Over the past century, a new canine class has spread like wildfire over North America, with many not even realising that it is a new breed. The 'coywolf', as it has become known, is one of evolution's most recent success stories.

Scientists are unable to give an exact time of when this new animal came to existence, but they believe that it is most probably within the last 200 years, with the first sighting being recorded in 1919.

Deforestation and hunting of wolves in the 19th century in the USA left its mark on the population. As a result, what remained of gray, red and eastern wolves had to adapt their criteria for potential mates. Such was the scarcity of wolves that they turned their attention to other members of the canine variety.

Coyotes and domestic dogs were soon in the sexual crosshairs of wolves, and the rest is history. It is now thought that at least a million coywolves, or woyotes, reside in North America.

Scientists estimate that their genetic make-up is 10% dog, a quarter wolf and the rest coyote. While in appearance they most resemble coyotes, they are more wolf-sized, with bigger jaws, smaller ears and longer, faster-running legs. They weigh 25kg more than a purebred coyote.

Additionally, the coywolf has inherited advantageous traits from all three of its recent ancestors.
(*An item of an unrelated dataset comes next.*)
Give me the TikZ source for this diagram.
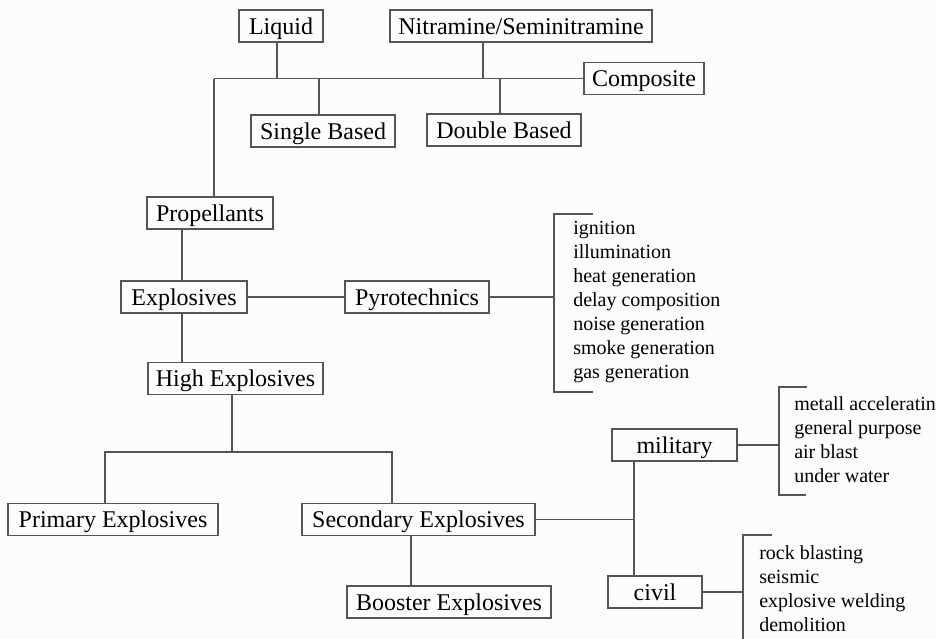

Like wolves, it enjoys hunting in forest, whereas coyotes prefer to hunt in open plains, which the new breed is also happy to do. However, what has probably been most beneficial to them is that they are slowly becoming more accustomed to urban areas and are seemingly less afraid of humans – like dogs.

Furthermore, their diet has also expanded following the successful interbreeding. They have been known to eat anything from rats and cats to garden produce such as pumpkins, as well as an array of larger mammals.

However, it is too early to start calling the coywolf a new species. The Economist reports that an upcoming paper from Jonathan Way, of the National Park Service in Massachusetts, will argue that it is a species in its own right, but many scientists remain adamant that it isn't because of the coywolves' preparedness to mate with dogs, wolves and coyotes.